New IRS Guidance on the Car Loan Interest Deduction

The IRS has issued new guidance on a major tax benefit created under the One, Big, Beautiful Bill: a deduction for interest paid on qualifying car loans. This deduction applies to loans taken out after December 31, 2024, to purchase new, made-in-America vehicles for personal use. It’s available to taxpayers whether they take the standard deduction or itemize, making it broadly accessible.

Who Qualifies for the Deduction

The proposed regulations clarify several key requirements. First, the vehicle must be newly purchased and assembled in the United States. The guidance explains how to determine whether a vehicle meets the “final assembly in the U.S.” requirement. It also outlines how to identify which loans qualify and how to calculate the amount of deductible interest. The deduction is capped at $10,000 per year, and the rules specify which taxpayers are eligible to claim it.

What Lenders Need to Know

Lenders also have new responsibilities. Beginning in 2025, certain lenders and other interest recipients must file information returns with the IRS reporting the interest they received and other loan details. These filings help taxpayers substantiate their deduction. The proposed regulations explain who must report, what information must be included, and how and when the reporting must occur.

Why This Matters

For taxpayers planning to purchase a new vehicle, this deduction could provide meaningful savings over the life of a loan. For lenders, understanding the reporting requirements will be essential to supporting customers who want to claim the benefit. The IRS is accepting public comments on the proposed regulations through February 2, 2026.

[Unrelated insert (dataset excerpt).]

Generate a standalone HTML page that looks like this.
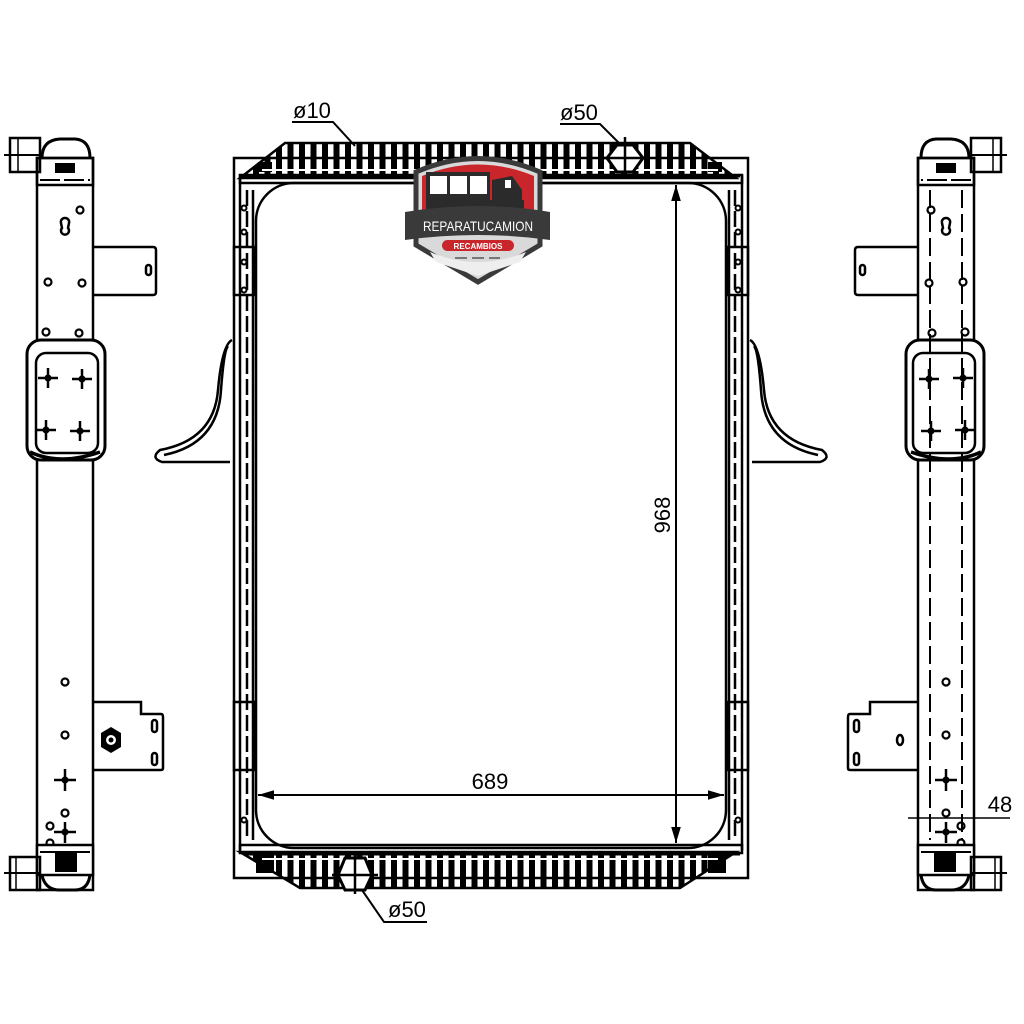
<!DOCTYPE html>
<html><head><meta charset="utf-8"><style>
html,body{margin:0;padding:0;background:#fff;width:1024px;height:1024px;overflow:hidden}
svg{display:block}
text{font-family:"Liberation Sans",sans-serif}
</style></head><body>
<svg width="1024" height="1024" viewBox="0 0 1024 1024" xmlns="http://www.w3.org/2000/svg">
<defs>
<pattern id="fins" x="0" y="0" width="11.5" height="60" patternUnits="userSpaceOnUse">
<rect x="0" y="0" width="6" height="60" fill="#000"/>
</pattern>
<marker id="ar" viewBox="0 0 10 10" refX="10" refY="5" markerWidth="8" markerHeight="8" orient="auto-start-reverse"><path d="M0,2 L10,5 L0,8 Z" fill="#000"/></marker>
<g id="side">
 <rect x="10" y="138" width="30" height="34" fill="none" stroke="#000" stroke-width="2.5"/>
 <line x1="4" y1="155" x2="40" y2="155" stroke="#000" stroke-width="2"/>
 <line x1="18" y1="138" x2="18" y2="172" stroke="#000" stroke-width="1.5"/>
 <path d="M42,158 Q42,140 60,139 L75,139 Q90,140 90,158" fill="none" stroke="#000" stroke-width="3"/>
 <rect x="37" y="158" width="56" height="732" fill="none" stroke="#000" stroke-width="2.5"/>
 <rect x="37" y="158" width="56" height="27" fill="none" stroke="#000" stroke-width="2.5"/>
 <rect x="55" y="163" width="20" height="10" fill="#000"/>
 <line x1="40" y1="180" x2="90" y2="180" stroke="#000" stroke-width="2" stroke-dasharray="20,4"/>
 <path d="M65,218 a4,4 0 0 1 4,5 l-1,5 a4,4 0 1 1 -6,0 l-1,-5 a4,4 0 0 1 4,-5z" fill="none" stroke="#000" stroke-width="2.5"/>
 <g fill="none" stroke="#000" stroke-width="2.2">
 <circle cx="80" cy="210" r="3.5"/><circle cx="48" cy="282" r="3.5"/><circle cx="82" cy="283" r="3.5"/>
 <circle cx="46" cy="332" r="3.5"/><circle cx="79" cy="333" r="3.5"/>
 <circle cx="65" cy="682" r="3.5"/><circle cx="65" cy="735" r="3.5"/><circle cx="65" cy="813" r="3.5"/>
 <circle cx="50" cy="826" r="3.5"/><circle cx="50" cy="843" r="3.5"/>
 </g>
 <path d="M93,247 L153,247 Q156,247 156,250 L156,292 Q156,295 153,295 L93,295" fill="none" stroke="#000" stroke-width="2.5"/>
 <rect x="146" y="265" width="5" height="10" rx="2.5" fill="none" stroke="#000" stroke-width="2.5"/>
 <rect x="27" y="340" width="78" height="120" rx="14" fill="#fff" stroke="#000" stroke-width="3"/>
 <rect x="36" y="353" width="62" height="100" rx="10" fill="none" stroke="#000" stroke-width="2.5"/>
 <path d="M30,452 Q60,466 100,452" fill="none" stroke="#000" stroke-width="3.5"/>
 <g stroke="#000" stroke-width="2.5">
 <line x1="38" y1="378" x2="58" y2="378"/><line x1="48" y1="368" x2="48" y2="388"/>
 <line x1="72" y1="379" x2="92" y2="379"/><line x1="82" y1="369" x2="82" y2="389"/>
 <line x1="36" y1="430" x2="56" y2="430"/><line x1="46" y1="420" x2="46" y2="440"/>
 <line x1="70" y1="431" x2="90" y2="431"/><line x1="80" y1="421" x2="80" y2="441"/>
 <line x1="54" y1="780" x2="76" y2="780"/><line x1="65" y1="769" x2="65" y2="791"/>
 <line x1="54" y1="832" x2="76" y2="832"/><line x1="65" y1="822" x2="65" y2="843"/>
 </g>
 <g fill="#000"><circle cx="48" cy="378" r="3.5"/><circle cx="82" cy="379" r="3.5"/><circle cx="46" cy="430" r="3.5"/><circle cx="80" cy="431" r="3.5"/><circle cx="65" cy="780" r="3.5"/><circle cx="65" cy="832" r="3.5"/></g>
 <path d="M93,702 L141,702 L141,714 L161,714 Q163,714 163,717 L163,768 Q163,770 161,770 L93,770" fill="none" stroke="#000" stroke-width="2.5"/>
 <rect x="152" y="720" width="5" height="12" rx="2.5" fill="none" stroke="#000" stroke-width="2.5"/>
 <rect x="152" y="753" width="5" height="12" rx="2.5" fill="none" stroke="#000" stroke-width="2.5"/>
 <rect x="37" y="845" width="56" height="30" fill="#fff" stroke="#000" stroke-width="2.5"/>
 <line x1="40" y1="852" x2="90" y2="852" stroke="#000" stroke-width="2"/>
 <rect x="55" y="853" width="22" height="19" fill="#000"/>
 <path d="M42,875 Q45,890 60,890 L75,890 Q88,890 90,875" fill="none" stroke="#000" stroke-width="3"/>
 <rect x="10" y="857" width="30" height="33" fill="none" stroke="#000" stroke-width="2.5"/>
 <line x1="4" y1="873" x2="40" y2="873" stroke="#000" stroke-width="2"/>
 <line x1="16" y1="857" x2="16" y2="890" stroke="#000" stroke-width="1.5"/>
</g>
</defs>

<use href="#side"/>
<polygon points="111,727 121,733 121,747 111,753 101,747 101,733" fill="#000"/>
<circle cx="111" cy="740" r="5" fill="#fff"/><circle cx="111" cy="740" r="2.5" fill="#000"/>
<use href="#side" transform="translate(1011,0) scale(-1,1)"/>
<line x1="930" y1="190" x2="930" y2="840" stroke="#000" stroke-width="2" stroke-dasharray="18,6"/>
<line x1="962" y1="190" x2="962" y2="840" stroke="#000" stroke-width="2" stroke-dasharray="18,6"/>
<ellipse cx="900" cy="740" rx="3" ry="5" fill="none" stroke="#000" stroke-width="2.5"/>

<!-- 48 dimension -->
<line x1="908" y1="818" x2="1010" y2="818" stroke="#000" stroke-width="1.5"/>
<text x="1000" y="812" font-size="22" text-anchor="middle">48</text>

<!-- main frame -->
<g fill="none" stroke="#000" stroke-width="2.5">
 <rect x="234" y="158" width="514" height="720"/>
 <line x1="240" y1="175" x2="240" y2="850"/>
 <line x1="742" y1="175" x2="742" y2="850"/>
 <line x1="253" y1="190" x2="253" y2="840"/>
 <line x1="729" y1="190" x2="729" y2="840"/>
 <line x1="247" y1="190" x2="247" y2="840" stroke-dasharray="16,5"/>
 <line x1="735" y1="190" x2="735" y2="840" stroke-dasharray="16,5"/>
 <rect x="240" y="175" width="502" height="8"/>
 <rect x="240" y="845" width="502" height="8"/>
 <rect x="234" y="247" width="20" height="48"/>
 <rect x="728" y="247" width="20" height="48"/>
 <rect x="234" y="702" width="20" height="68"/>
 <rect x="728" y="702" width="20" height="68"/>
 <rect x="256" y="183" width="470" height="665" rx="38"/>
 <path d="M232,340 Q222,345 218,390 Q214,440 160,450 Q150,458 162,462 L230,462"/>
 <path d="M228,346 Q224,350 221,390 Q218,444 164,455"/>
 <path d="M750,340 Q760,345 764,390 Q768,440 822,450 Q832,458 820,462 L752,462"/>
 <path d="M754,346 Q758,350 761,390 Q764,444 818,455"/>
</g>
<g fill="#000">
 <rect x="258" y="162" width="14" height="10"/><rect x="708" y="162" width="14" height="10"/>
 <rect x="256" y="855" width="18" height="18"/><rect x="708" y="855" width="18" height="18"/>
</g>
<g fill="none" stroke="#000" stroke-width="2">
 <circle cx="244" cy="208" r="2.5"/><circle cx="244" cy="232" r="2.5"/><circle cx="244" cy="262" r="2.5"/><circle cx="244" cy="290" r="2.5"/>
 <circle cx="738" cy="208" r="2.5"/><circle cx="738" cy="232" r="2.5"/><circle cx="738" cy="262" r="2.5"/><circle cx="738" cy="290" r="2.5"/>
 <circle cx="244" cy="820" r="2.5"/><circle cx="738" cy="820" r="2.5"/>
</g>

<!-- tanks -->
<polygon points="240,178 285,143 690,143 736,178" fill="url(#fins)" stroke="#000" stroke-width="2.5"/>
<line x1="262" y1="170" x2="718" y2="170" stroke="#fff" stroke-width="2"/>
<line x1="245" y1="176" x2="740" y2="176" stroke="#000" stroke-width="3"/>
<polygon points="240,852 300,888 680,888 736,852" fill="url(#fins)" stroke="#000" stroke-width="2.5"/>
<line x1="262" y1="859" x2="718" y2="859" stroke="#fff" stroke-width="2"/>
<line x1="245" y1="854" x2="740" y2="854" stroke="#000" stroke-width="3"/>

<!-- filler caps -->
<polygon points="617,145 633,145 643,158 633,172 617,172 607,158" fill="#fff" stroke="#000" stroke-width="3"/>
<line x1="603" y1="158" x2="647" y2="158" stroke="#000" stroke-width="2.5"/><line x1="625" y1="137" x2="625" y2="176" stroke="#000" stroke-width="2.5"/>
<polygon points="345,858 365,858 372,875 365,890 345,890 338,875" fill="#fff" stroke="#000" stroke-width="3"/>
<line x1="332" y1="875" x2="378" y2="875" stroke="#000" stroke-width="2.5"/><line x1="355" y1="852" x2="355" y2="894" stroke="#000" stroke-width="2.5"/>

<!-- leaders -->
<g stroke="#000" stroke-width="2" fill="none">
 <polyline points="292,122 333,122 355,146"/>
 <polyline points="560,124 600,124 622,146"/>
 <polyline points="427,922 384,922 362,890"/>
</g>
<text x="293" y="118" font-size="22">ø10</text>
<text x="560" y="120" font-size="22">ø50</text>
<text x="388" y="917" font-size="22">ø50</text>

<!-- dimensions -->
<line x1="676" y1="185" x2="676" y2="843" stroke="#000" stroke-width="2" marker-start="url(#ar)" marker-end="url(#ar)"/>
<text x="0" y="0" font-size="22" text-anchor="middle" transform="translate(670,515) rotate(-90)">968</text>
<line x1="258" y1="795" x2="724" y2="795" stroke="#000" stroke-width="2" marker-start="url(#ar)" marker-end="url(#ar)"/>
<text x="490" y="789" font-size="22" text-anchor="middle">689</text>

<!-- logo -->
<path d="M416,172 Q478,145 540,172 L540,245 L478,282 L416,245 Z" fill="#d9d9d9" stroke="#3a3a3a" stroke-width="5"/>
<path d="M422,176 Q478,153 534,176 L534,215 L422,215 Z" fill="#c8262b"/>
<rect x="426" y="172" width="64" height="30" fill="#2b2b2b"/>
<rect x="430" y="176" width="17" height="18" fill="#fff"/><rect x="450" y="176" width="17" height="18" fill="#fff"/><rect x="470" y="176" width="17" height="18" fill="#fff"/>
<path d="M492,180 L512,176 L522,190 L522,207 L492,207 Z" fill="#2b2b2b"/>
<rect x="505" y="180" width="6" height="8" fill="#fff"/>
<rect x="426" y="200" width="98" height="10" fill="#2b2b2b"/>
<path d="M405,212 Q478,200 550,212 L550,240 Q478,230 405,240 Z" fill="#3a3a3a"/>
<text x="478" y="231" font-size="14" fill="#fff" text-anchor="middle" textLength="110" lengthAdjust="spacingAndGlyphs">REPARATUCAMION</text>
<path d="M430,252 Q478,272 526,252 L520,262 L478,276 L436,262 Z" fill="#eee"/>
<rect x="442" y="240" width="72" height="11" rx="5.5" fill="#c8262b"/>
<text x="478" y="249" font-size="8" font-weight="bold" fill="#fff" text-anchor="middle">RECAMBIOS</text>
<line x1="455" y1="258" x2="500" y2="258" stroke="#777" stroke-width="2" stroke-dasharray="12,5"/>
</svg>
</body></html>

Tax-Free Tips & Overtime: What Workers Need to Know

The One, Big, Beautiful Bill Act introduces major changes for workers who earn tips or overtime, offering meaningful tax relief from 2025 through 2028. These updates are designed to simplify reporting, reduce tax burdens, and ensure workers keep more of what they earn.

No Tax on Tips

Under the new law, tips received by workers are no longer subject to federal income tax. This applies to all qualified tips reported to employers or reported directly by the worker. While tips remain reportable for wage and information-return purposes, the income itself is not taxed at the federal level. This change provides immediate financial benefit to workers in service industries who rely heavily on tipped income.

No Tax on Overtime

The Act also creates a new deduction for qualified overtime pay. Workers may deduct the portion of overtime that exceeds their regular rate—essentially the “extra half” in time-and-a-half. This deduction is available whether or not the taxpayer itemizes. The maximum annual deduction is $12,500 for single filers and $25,000 for joint filers, with phaseouts beginning at modified AGI of $150,000 ($300,000 for joint filers).

To qualify, overtime must be reported on a Form W-2, Form 1099, another official statement, or reported directly by the individual. Employers are required to report qualified overtime compensation on IRS or SSA information returns, and transition relief will be available for the 2025 tax year.

Why This Matters

For millions of workers, these changes mean more take-home pay and less tax complexity. Service workers, hourly employees, and anyone who regularly works overtime can expect meaningful savings. With proper reporting and documentation, taxpayers can take full advantage of these new benefits throughout the 2025–2028 period.

Upcoming IRS Changes to Refunds & Tax Payments

The IRS has released new guidance regarding Executive Order 14247, which focuses on modernizing how payments are sent to and from the federal government. These changes are designed to reduce fraud, improve security, lower processing costs, and make transactions—such as tax refunds and tax payments—faster and more reliable.

What’s Changing Beginning with the 2026 filing season, the federal government will transition most payments to electronic methods. This includes:

  • Refunds, benefits, grants, and other payments issued by the government

  • Payments made to the government, such as tax balances due, fees, and penalties

Paper checks and money orders will still be accepted for now, and this does not change how you file your tax return. Only the payment and refund methods are being modernized.

What You Should Do Now To prepare for these upcoming changes, the IRS recommends:

  • Using direct deposit for your tax refund

  • Choosing electronic payment options when paying taxes (e.g., IRS Direct Pay or EFTPS)

  • Ensuring your bank account or prepaid debit card information is accurate and up to date

  • Reviewing IRS resources if you do not currently have a bank account

Limited exceptions will be available for hardship or specific legal circumstances.

Is that the IRS contacting you – or is it a scam?

Some of the most common tax scams are phone calls and emails from thieves pretending to be from the IRS. Here are several tips to help you avoid being scammed.
IRS employees will not:

  • Call demanding an immediate payment.
  • Call you without first sending a bill in the mail.
  • Demand you pay your taxes in a specific way.
  • Ask for credit or debit card numbers over the phone.
  • Threaten to have you arrested.
  • Threaten legal action.
If you receive an inquiry like this, report the incident using:
  • The “IRS Impersonation Scam Reporting” page.
  • The “FTC Complaint Assistant” and include "IRS Telephone Scam" in the comments.